How many lines in the listing below include the word "matplotlib"? Reply with the count alone.

** Material **
%%

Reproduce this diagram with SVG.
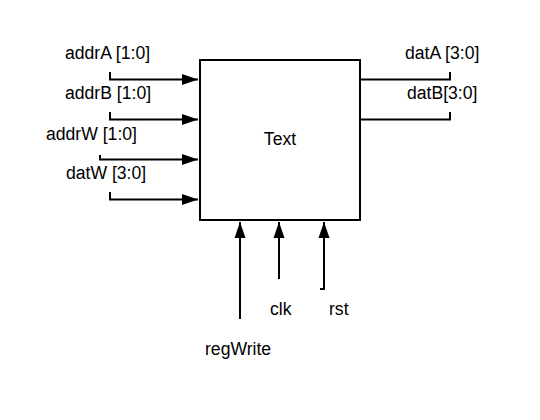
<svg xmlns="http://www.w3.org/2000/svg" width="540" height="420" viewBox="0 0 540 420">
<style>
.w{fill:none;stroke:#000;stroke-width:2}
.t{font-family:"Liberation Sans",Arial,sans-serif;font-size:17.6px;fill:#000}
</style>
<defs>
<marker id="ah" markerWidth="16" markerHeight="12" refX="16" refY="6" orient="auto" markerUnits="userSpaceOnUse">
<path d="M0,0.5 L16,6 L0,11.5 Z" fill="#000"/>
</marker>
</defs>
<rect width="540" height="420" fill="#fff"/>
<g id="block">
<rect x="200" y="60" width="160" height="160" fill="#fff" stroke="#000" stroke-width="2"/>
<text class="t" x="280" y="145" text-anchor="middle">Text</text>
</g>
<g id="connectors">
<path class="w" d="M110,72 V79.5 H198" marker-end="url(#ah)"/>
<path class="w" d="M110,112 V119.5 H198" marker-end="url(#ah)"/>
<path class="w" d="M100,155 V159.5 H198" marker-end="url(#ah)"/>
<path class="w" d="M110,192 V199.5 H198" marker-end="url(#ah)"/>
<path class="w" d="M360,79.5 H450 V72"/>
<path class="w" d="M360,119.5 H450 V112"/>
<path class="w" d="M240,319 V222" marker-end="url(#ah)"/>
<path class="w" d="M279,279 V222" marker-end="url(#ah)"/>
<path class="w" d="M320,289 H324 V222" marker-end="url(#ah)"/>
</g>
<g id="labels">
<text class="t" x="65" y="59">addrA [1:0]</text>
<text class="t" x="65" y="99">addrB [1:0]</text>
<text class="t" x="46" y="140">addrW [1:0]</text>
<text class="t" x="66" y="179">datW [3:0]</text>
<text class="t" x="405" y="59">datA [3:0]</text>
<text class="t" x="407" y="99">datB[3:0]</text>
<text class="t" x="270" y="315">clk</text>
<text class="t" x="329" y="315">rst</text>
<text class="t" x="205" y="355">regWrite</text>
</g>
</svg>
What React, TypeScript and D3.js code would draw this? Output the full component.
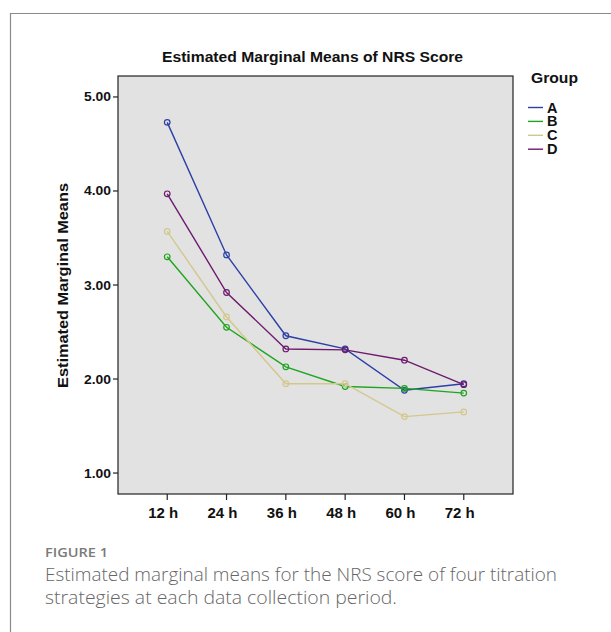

%%
%%

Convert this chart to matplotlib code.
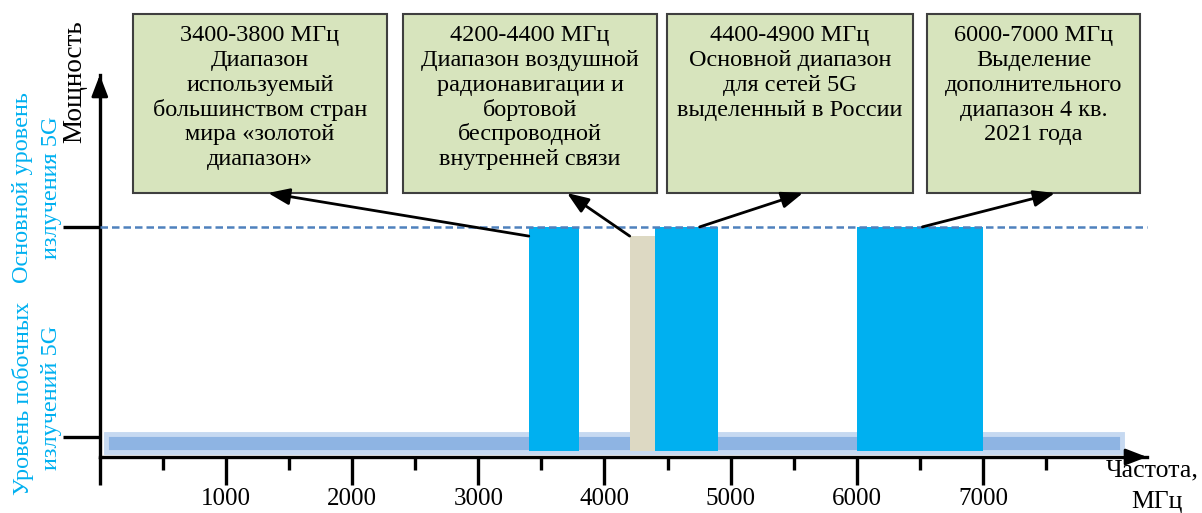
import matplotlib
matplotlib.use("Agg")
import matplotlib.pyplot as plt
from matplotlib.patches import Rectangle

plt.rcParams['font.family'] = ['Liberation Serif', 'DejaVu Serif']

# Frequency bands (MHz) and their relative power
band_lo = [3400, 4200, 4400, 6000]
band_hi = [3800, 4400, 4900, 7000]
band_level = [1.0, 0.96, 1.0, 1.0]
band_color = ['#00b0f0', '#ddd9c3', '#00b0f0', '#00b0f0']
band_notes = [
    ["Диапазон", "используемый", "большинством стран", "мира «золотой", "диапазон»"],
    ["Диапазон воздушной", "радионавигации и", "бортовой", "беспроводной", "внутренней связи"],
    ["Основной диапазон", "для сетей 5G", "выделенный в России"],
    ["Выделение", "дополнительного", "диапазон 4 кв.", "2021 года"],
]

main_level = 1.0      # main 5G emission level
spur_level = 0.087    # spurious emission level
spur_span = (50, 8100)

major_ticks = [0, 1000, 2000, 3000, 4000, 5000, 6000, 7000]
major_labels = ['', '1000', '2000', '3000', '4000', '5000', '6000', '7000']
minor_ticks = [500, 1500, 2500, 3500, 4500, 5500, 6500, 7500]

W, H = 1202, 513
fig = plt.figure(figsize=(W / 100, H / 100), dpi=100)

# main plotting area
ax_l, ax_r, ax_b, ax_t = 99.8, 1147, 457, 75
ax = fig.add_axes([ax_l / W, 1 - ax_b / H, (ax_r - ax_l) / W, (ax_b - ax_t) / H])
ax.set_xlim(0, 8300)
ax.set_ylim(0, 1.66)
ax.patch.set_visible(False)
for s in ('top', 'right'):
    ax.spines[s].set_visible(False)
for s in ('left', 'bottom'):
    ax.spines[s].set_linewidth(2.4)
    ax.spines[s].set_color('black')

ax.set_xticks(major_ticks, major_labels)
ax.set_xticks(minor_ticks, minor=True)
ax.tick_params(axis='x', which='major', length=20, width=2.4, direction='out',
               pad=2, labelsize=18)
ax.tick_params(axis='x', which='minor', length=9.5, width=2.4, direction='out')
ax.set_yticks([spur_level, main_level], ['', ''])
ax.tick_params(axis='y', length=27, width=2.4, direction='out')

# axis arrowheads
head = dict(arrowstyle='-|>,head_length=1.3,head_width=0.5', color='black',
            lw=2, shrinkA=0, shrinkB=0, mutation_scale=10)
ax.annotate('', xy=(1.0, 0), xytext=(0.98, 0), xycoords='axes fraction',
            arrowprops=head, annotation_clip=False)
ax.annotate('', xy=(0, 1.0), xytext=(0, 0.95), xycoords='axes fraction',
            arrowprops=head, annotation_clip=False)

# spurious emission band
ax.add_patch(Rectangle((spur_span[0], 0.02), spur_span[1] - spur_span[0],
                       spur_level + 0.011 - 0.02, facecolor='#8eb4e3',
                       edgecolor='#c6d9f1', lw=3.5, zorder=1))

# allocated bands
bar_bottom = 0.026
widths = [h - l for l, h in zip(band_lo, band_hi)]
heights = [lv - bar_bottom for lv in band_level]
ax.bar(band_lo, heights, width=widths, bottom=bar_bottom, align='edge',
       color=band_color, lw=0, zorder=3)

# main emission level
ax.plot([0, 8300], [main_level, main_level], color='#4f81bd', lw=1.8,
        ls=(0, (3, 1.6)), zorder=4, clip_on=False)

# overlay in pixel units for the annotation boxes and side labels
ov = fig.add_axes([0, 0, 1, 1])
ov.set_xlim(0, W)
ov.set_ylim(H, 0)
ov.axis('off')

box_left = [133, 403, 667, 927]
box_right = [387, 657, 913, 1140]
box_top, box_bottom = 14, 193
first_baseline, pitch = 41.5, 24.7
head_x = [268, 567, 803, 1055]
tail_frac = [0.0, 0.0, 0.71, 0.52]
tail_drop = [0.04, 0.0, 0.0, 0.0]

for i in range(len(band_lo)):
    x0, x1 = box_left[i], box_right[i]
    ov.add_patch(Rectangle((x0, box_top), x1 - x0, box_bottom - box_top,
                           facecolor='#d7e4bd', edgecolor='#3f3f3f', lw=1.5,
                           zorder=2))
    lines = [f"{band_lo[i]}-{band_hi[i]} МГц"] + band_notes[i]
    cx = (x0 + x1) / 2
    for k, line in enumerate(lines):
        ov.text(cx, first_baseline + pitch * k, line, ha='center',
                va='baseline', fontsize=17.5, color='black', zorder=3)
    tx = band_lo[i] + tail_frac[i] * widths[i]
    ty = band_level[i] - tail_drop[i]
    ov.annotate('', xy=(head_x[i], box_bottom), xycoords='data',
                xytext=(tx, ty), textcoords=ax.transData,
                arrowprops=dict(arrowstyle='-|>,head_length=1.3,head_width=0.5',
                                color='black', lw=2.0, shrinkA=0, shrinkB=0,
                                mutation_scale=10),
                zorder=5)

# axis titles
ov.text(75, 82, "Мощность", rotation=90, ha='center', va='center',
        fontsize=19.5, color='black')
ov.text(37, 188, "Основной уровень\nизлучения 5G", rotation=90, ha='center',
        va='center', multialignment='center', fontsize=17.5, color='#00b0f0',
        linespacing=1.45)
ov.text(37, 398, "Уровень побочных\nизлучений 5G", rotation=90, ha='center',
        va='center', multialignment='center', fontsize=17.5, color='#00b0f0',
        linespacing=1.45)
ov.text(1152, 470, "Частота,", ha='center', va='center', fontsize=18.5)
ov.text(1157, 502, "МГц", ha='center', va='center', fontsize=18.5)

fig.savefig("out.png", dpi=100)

%%
%%

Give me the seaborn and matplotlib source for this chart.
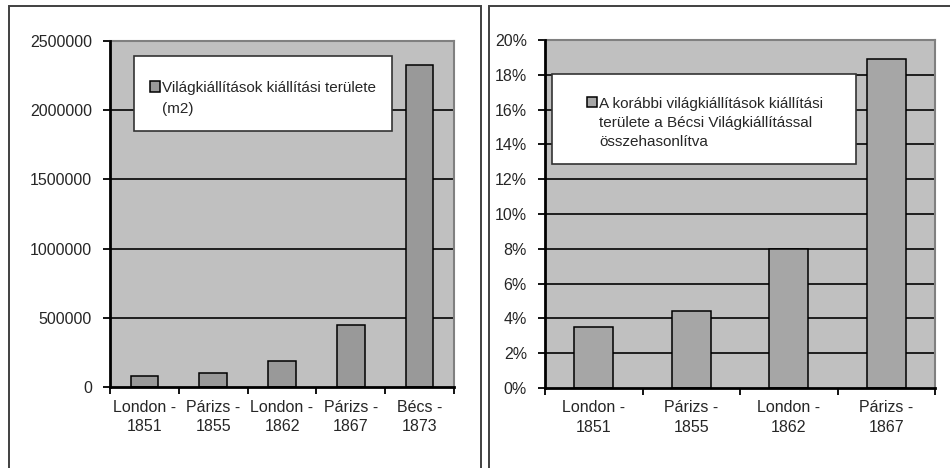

%%

** Answer below **
6